De resto, os crimes de ódio em 2020 apresentaram o nível mais elevado em 12 anos e as taxas de homicídio aumentaram, assim como o comércio das armas de fogo. Como resultado, a perceção de segurança e a confiança social caíram a pique. O ambiente é de ameaça, conspiração, polarização, tiroteios em massa e trauma.
Por outro lado, se no ano 2000, dois terços das famílias americanos encaminharam doações para a caridade, em 2018, menos da metade o fez. Não há dúvida de que se está em presença de algum tipo de crise emocional, relacional e espiritual, que por sua vez sustenta uma disfunção política e uma crise geral da democracia. O que está a acontecer?
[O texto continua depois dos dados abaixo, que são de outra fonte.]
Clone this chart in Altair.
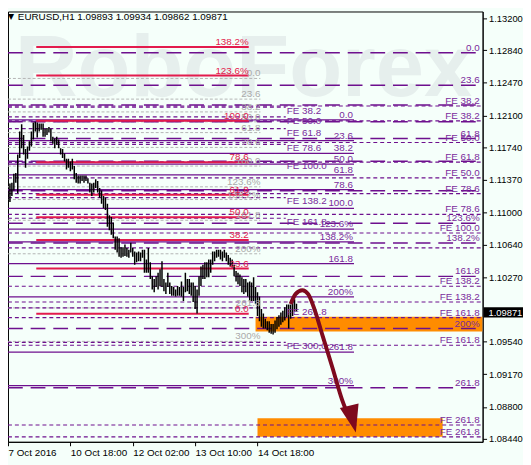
import altair as alt
import pandas as pd

# ---------------- axis values ----------------
price_ticks = [1.13200, 1.12840, 1.12470, 1.12100, 1.11740, 1.11370, 1.11000,
               1.10640, 1.10270, 1.09540, 1.09170, 1.08800, 1.08440]
time_ticks = [0, 32, 64, 96, 128]
time_labels = ["7 Oct 2016", "10 Oct 18:00", "12 Oct 02:00", "13 Oct 10:00", "14 Oct 18:00"]
last_price = 1.09871
title_text = "EURUSD,H1  1.09893 1.09934 1.09862 1.09871"

# ---------------- hourly bars (index = hours since 7 Oct 2016 10:00) ----------------
bar_high = [1.1125, 1.1133, 1.1134, 1.1144, 1.1145, 1.1166, 1.1192, 1.1200, 1.1188, 1.1172,
            1.1175, 1.1181, 1.1192, 1.1202, 1.1203, 1.1202, 1.1201, 1.1201, 1.1201, 1.1195,
            1.1196, 1.1197, 1.1195, 1.1186, 1.1184, 1.1186, 1.1183, 1.1173, 1.1172, 1.1167,
            1.1161, 1.1161, 1.1158, 1.1161, 1.1153, 1.1145, 1.1142, 1.1142, 1.1142, 1.1142,
            1.1142, 1.1139, 1.1134, 1.1133, 1.1134, 1.1138, 1.1136, 1.1128, 1.1125, 1.1119,
            1.1117, 1.1110, 1.1097, 1.1095, 1.1089, 1.1073, 1.1073, 1.1071, 1.1061, 1.1061,
            1.1064, 1.1060, 1.1058, 1.1066, 1.1060, 1.1056, 1.1055, 1.1056, 1.1055, 1.1058,
            1.1058, 1.1047, 1.1060, 1.1044, 1.1028, 1.1025, 1.1028, 1.1032, 1.1036, 1.1045,
            1.1025, 1.1021, 1.1032, 1.1021, 1.1017, 1.1016, 1.1013, 1.1017, 1.1016, 1.1022,
            1.1016, 1.1032, 1.1025, 1.1025, 1.1021, 1.1021, 1.1017, 1.1013, 1.1028, 1.1039,
            1.1041, 1.1044, 1.1044, 1.1047, 1.1047, 1.1056, 1.1056, 1.1058, 1.1058, 1.1058,
            1.1056, 1.1058, 1.1055, 1.1052, 1.1049, 1.1047, 1.1041, 1.1034, 1.1032, 1.1030,
            1.1027, 1.1025, 1.1025, 1.1021, 1.1022, 1.1021, 1.1027, 1.1016, 1.1010, 1.1005,
            1.0991, 1.0986, 1.0980, 1.0977, 1.0977, 1.0974, 1.0974, 1.0978, 1.0982, 1.0984,
            1.0987, 1.0989, 1.0993, 1.0996, 1.0996, 1.0996, 1.1000, 1.1002, 1.0997]
bar_low = [1.1106, 1.1112, 1.1119, 1.1125, 1.1134, 1.1122, 1.1162, 1.1173, 1.1166, 1.1151,
           1.1161, 1.1170, 1.1175, 1.1183, 1.1192, 1.1185, 1.1192, 1.1194, 1.1186, 1.1186,
           1.1188, 1.1191, 1.1181, 1.1178, 1.1173, 1.1177, 1.1173, 1.1166, 1.1162, 1.1158,
           1.1149, 1.1151, 1.1147, 1.1149, 1.1138, 1.1134, 1.1133, 1.1133, 1.1136, 1.1134,
           1.1136, 1.1133, 1.1123, 1.1119, 1.1123, 1.1128, 1.1123, 1.1117, 1.1110, 1.1105,
           1.1103, 1.1084, 1.1080, 1.1075, 1.1071, 1.1058, 1.1055, 1.1050, 1.1049, 1.1050,
           1.1051, 1.1050, 1.1049, 1.1055, 1.1050, 1.1041, 1.1044, 1.1045, 1.1045, 1.1049,
           1.1032, 1.1032, 1.1032, 1.1025, 1.1013, 1.1010, 1.1016, 1.1013, 1.1017, 1.1016,
           1.1011, 1.1008, 1.1016, 1.1008, 1.1006, 1.1006, 1.1005, 1.1006, 1.1006, 1.1005,
           1.1000, 1.1010, 1.1011, 1.1008, 1.1006, 1.0999, 1.0991, 1.0986, 1.1006, 1.1017,
           1.1025, 1.1025, 1.1027, 1.1027, 1.1032, 1.1041, 1.1045, 1.1049, 1.1050, 1.1047,
           1.1045, 1.1049, 1.1045, 1.1041, 1.1039, 1.1038, 1.1028, 1.1022, 1.1019, 1.1017,
           1.1010, 1.1008, 1.1010, 1.1005, 1.1000, 1.1000, 1.1000, 1.0997, 1.0983, 1.0977,
           1.0971, 1.0969, 1.0969, 1.0967, 1.0964, 1.0963, 1.0962, 1.0964, 1.0968, 1.0971,
           1.0973, 1.0976, 1.0978, 1.0982, 1.0969, 1.0980, 1.0983, 1.0988, 1.0988]

# ---------------- Fibonacci tools ----------------
red_labels = ["0.0", "23.6", "38.2", "50.0", "61.8", "78.6", "100.0", "123.6%", "138.2%"]
red_prices = [1.09855, 1.10368, 1.10691, 1.10948, 1.11204, 1.11572, 1.12040, 1.12553, 1.12877]

gray_labels = ["0.0", "23.6", "38.2", "50.0", "61.8", "78.6", "100.0", "123.6%", "138.2%",
               "161.8", "200%", "261.8", "300%"]
gray_prices = [1.12520, 1.12286, 1.12141, 1.12029, 1.11907, 1.11739, 1.11528, 1.11293, 1.11149,
               1.10914, 1.10535, 1.09922, 1.09543]

pdash_labels = ["0.0", "23.6", "", "", "61.8", "", "", "123.6%", "138.2%", "161.8", "200%", "261.8"]
pdash_prices = [1.12810, 1.12442, 1.12219, 1.12029, 1.11840, 1.11583, 1.11249, 1.10881, 1.10658,
                1.10279, 1.09688, 1.09018]

psolid_labels = ["0.0", "23.6", "38.2", "50.0", "61.8", "78.6", "100.0", "123.6%", "138.2%",
                 "161.8", "200%", "261.8", "300%"]
psolid_prices = [1.12052, 1.11817, 1.11672, 1.11550, 1.11427, 1.11260, 1.11048, 1.10814, 1.10669,
                 1.10424, 1.10046, 1.09421, 1.09042]

fe_mid_labels = ["FE 38.2", "FE 50.0", "FE 61.8", "FE 78.6", "FE 100.0", "FE 138.2", "FE 161.8",
                 "FE 261.8", "FE 300,0"]
fe_mid_prices = [1.12196, 1.12085, 1.11951, 1.11773, 1.11572, 1.11171, 1.10937, 1.09922, 1.09532]

fe_right_labels = ["FE 38.2", "FE 38.2", "FE 50.0", "FE 61.8", "FE 50.0", "FE 78.6", "FE 78.6",
                   "FE 100.0", "", "FE 138.2", "FE 138.2", "FE 161.8", "FE 161.8", "FE 261.8",
                   "FE 261.8"]
fe_right_prices = [1.12208, 1.12040, 1.11795, 1.11572, 1.11394, 1.11215, 1.10981, 1.10770,
                   1.10602, 1.10167, 1.09989, 1.09812, 1.09499, 1.08596, 1.08462]

# target zones
zone_h0 = [127, 128]
zone_h1 = [243.5, 223]
zone_top = [1.09822, 1.08674]
zone_bot = [1.09655, 1.08462]

# forecast arrow
arrow_h = [145, 147.5, 151, 154, 157.5, 161.5, 166.5, 171.5, 174.5]
arrow_p = [1.09967, 1.10078, 1.10123, 1.10078, 1.09889, 1.09599, 1.09242, 1.08875, 1.08708]
arrowhead_h = [176.75]
arrowhead_p = [1.08663]

# ---------------- styles ----------------
FONT = "Liberation Sans"
BG = "#f5fffa"
PURPLE = "#6e108e"
PURPLE_TXT = "#7a2a9c"
RED = "#e31b4d"
GRAY = "#b4b4b4"
ORANGE = "#ff8c00"
MAROON = "#7e0a1e"

H_MAX = 243.5
xs = alt.Scale(domain=[0, H_MAX], nice=False, zero=False)
ys = alt.Scale(domain=[1.08406, 1.13278], nice=False, zero=False)

label_expr = " : ".join(
    [f"datum.value == {v} ? '{t}'" for v, t in zip(time_ticks, time_labels)]
) + " : ''"

X_AXIS = alt.Axis(
    orient="bottom", values=time_ticks, labelExpr=label_expr, title=None,
    labelAlign="left", labelFont=FONT, labelFontSize=10, labelColor="black",
    tickColor="black", tickSize=4, domainColor="black", labelPadding=2,
    labelOverlap=False, grid=False, labelFlush=False)
Y_AXIS = alt.Axis(
    orient="right", values=price_ticks, format=".5f", title=None,
    labelFont=FONT, labelFontSize=9.5, labelColor="black", tickColor="black",
    tickSize=4, domainColor="black", labelPadding=2, grid=False,
    labelOverlap=False, labelFlush=False)


def X(field):
    return alt.X(field, type="quantitative", scale=xs, axis=X_AXIS)


def Y(field):
    return alt.Y(field, type="quantitative", scale=ys, axis=Y_AXIS)


bars = pd.DataFrame({"h": list(range(len(bar_high))), "high": bar_high, "low": bar_low})

candles = alt.Chart(bars).mark_rule(color="black", strokeWidth=1.5, clip=True).encode(
    x=X("h"), y=Y("high"), y2="low:Q",
)


def rule_df(labels, prices, h0, h1, hl):
    return pd.DataFrame({"label": labels, "p": prices, "h0": h0, "h1": h1, "hl": hl})


def rule_layer(df, color, width, dash=None):
    kw = dict(color=color, strokeWidth=width, clip=True)
    if dash:
        kw["strokeDash"] = dash
    return alt.Chart(df).mark_rule(**kw).encode(x=X("h0"), x2="h1:Q", y=Y("p"))


def label_layer(df, color, align, dy, baseline="alphabetic"):
    return alt.Chart(df).mark_text(
        align=align, baseline=baseline, dy=dy, color=color, font=FONT, fontSize=10, clip=True
    ).encode(x=X("hl"), y=Y("p"), text="label:N")


red_df = rule_df(red_labels, red_prices, 14.5, 123.5, 123.5)
gray_df = rule_df(gray_labels, gray_prices, 0, 129.5, 129.5)
pdash_df = rule_df(pdash_labels, pdash_prices, 0, H_MAX, 242)
psolid_df = rule_df(psolid_labels, psolid_prices, 0, 177.5, 177)
femid_df = rule_df(fe_mid_labels, fe_mid_prices, 0, 142.5, 143)
feright_df = rule_df(fe_right_labels, fe_right_prices, 0, H_MAX, 242)

zones = pd.DataFrame({"h0": zone_h0, "h1": zone_h1, "top": zone_top, "bot": zone_bot})
zone_layer = alt.Chart(zones).mark_rect(color=ORANGE, clip=True).encode(
    x=X("h0"), x2="h1:Q", y=Y("top"), y2="bot:Q",
)

watermark = alt.Chart(pd.DataFrame({"t": ["RoboForex"]})).mark_text(
    align="left", baseline="alphabetic", font=FONT, fontSize=88, fontWeight="bold",
    color="#e6efed"
).encode(x=alt.value(7), y=alt.value(86), text="t:N")

arrow_df = pd.DataFrame({"h": arrow_h, "p": arrow_p})
arrow_line = alt.Chart(arrow_df).mark_line(
    color=MAROON, strokeWidth=4, interpolate="monotone", clip=True
).encode(x=X("h"), y=Y("p"))

head_df = pd.DataFrame({"h": arrowhead_h, "p": arrowhead_p})
arrow_head = alt.Chart(head_df).mark_point(
    shape="M -0.7 -1 L 0.7 -1 L 0 1 Z", filled=True, size=784, angle=346,
    color=MAROON, opacity=1, strokeWidth=0
).encode(x=X("h"), y=Y("p"))

tag_df = pd.DataFrame({"p": [last_price], "t": [f"{last_price:.5f}"]})
tag_box = alt.Chart(tag_df).transform_calculate(
    top="datum.p + 0.00058", bot="datum.p - 0.00058"
).mark_rect(color="black").encode(
    x=alt.value(483), x2=alt.value(523), y=Y("top"), y2="bot:Q",
)
tag_text = alt.Chart(tag_df).mark_text(
    align="left", baseline="middle", font=FONT, fontSize=9.5, color="white", dy=1
).encode(x=alt.value(488), y=Y("p"), text="t:N")

title_df = pd.DataFrame({"t": [title_text]})
title_layer = alt.Chart(title_df).mark_text(
    align="left", baseline="middle", font=FONT, fontSize=10, color="black"
).encode(x=alt.value(10), y=alt.value(6), text="t:N")
tri_layer = alt.Chart(pd.DataFrame({"t": ["\u25bc"]})).mark_text(
    align="left", baseline="middle", fontSize=8, color="black", font="DejaVu Sans"
).encode(x=alt.value(0), y=alt.value(6), text="t:N")

chart = alt.layer(
    candles.mark_rule(opacity=0),
    watermark,
    zone_layer,
    rule_layer(gray_df, GRAY, 1, [3, 2]),
    rule_layer(psolid_df, PURPLE, 1.3),
    rule_layer(pdash_df, PURPLE, 1.5, [15, 8]),
    rule_layer(femid_df, PURPLE, 1.2, [4, 3]),
    rule_layer(feright_df, PURPLE, 1.2, [4, 3]),
    rule_layer(red_df, RED, 2),
    candles,
    label_layer(gray_df, "#aaaaaa", "right", -2),
    label_layer(psolid_df, PURPLE_TXT, "right", -2),
    label_layer(pdash_df, PURPLE_TXT, "right", -2),
    label_layer(feright_df, PURPLE_TXT, "right", -2),
    label_layer(femid_df, PURPLE_TXT, "left", 4, "middle"),
    label_layer(red_df, RED, "right", -2),
    arrow_line,
    arrow_head,
    tag_box,
    tag_text,
    tri_layer,
    title_layer,
).properties(
    width=482, height=437,
    autosize=alt.AutoSizeParams(type="none"),
    padding={"left": 0, "top": 0, "right": 41, "bottom": 20},
    background=BG,
).configure_view(
    stroke="black", strokeWidth=1, fill=BG
)

chart.save("out.html", embed_options={"renderer": "svg", "actions": False})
As respostas sociológicas para este fenómeno de aumento do ódio, da ansiedade e do desespero são diversas.
Por um lado, temos a tecnologia que justifica que as redes sociais estão a deixar as pessoas enlouquecidas. Do ponto de vista da demografia, os Estados Unidos estão em profunda transformação ao deixar de ser um país dominado por brancos, uma mudança que está a trazer pânico a milhões de americanos brancos. A nível da economia, as profundas desigualdades trouxeram insegurança e deixaram as pessoas com medo, alienadas e pessimistas. E tudo isto terá contribuído para afastar os cidadãos da vida comunitária e promover o isolamento.
A realidade é que as pessoas estão de facto muito mais isoladas, mas porquê? As respostas anteriores não fornecem o quadro completo. As redes sociais estão em todo o mundo, assim como as desigualdades sociais, mas isso não explica tal colapso social e emocional nos EUA. A grande questão é saber o que leva os americanos a optar por estilos de vida que os tornam solitários, tristes, alienados e rudes.
A razão primeira, provavelmente, é que eles estão numa sociedade que perdeu o hábito de tratar os outros com gentileza e consideração. Pelo contrário, hoje qualquer pessoa se sente autorizada a manifestar o seu egoísmo. Uma sociedade coesa e saudável implica uma rede de instituições como famílias, escolas, grupos religiosos, organizações comunitárias e locais de trabalho, que contribuem para a formação de indivíduos como cidadãos gentis e responsáveis. Ou seja, o país está a viver uma fase de decadência moral. David Brooks defendia há tempos, em longo artigo no “The Atlantic”, que a América deixou há muito de investir na formação moral dos seus cidadãos. Talvez tenha razão.
Sejamos honestos. O país desenvolveu nas últimas décadas uma cultura desprovida de verdadeira educação moral, o que levou à emergência de gerações que se encontram a crescer num mundo desarticulado e autorreferencial. E quando assim acontece, vem ao de cima o pior do ser humano.
A verdade é que só faz sentido viver quando o fazemos também em função dos outros.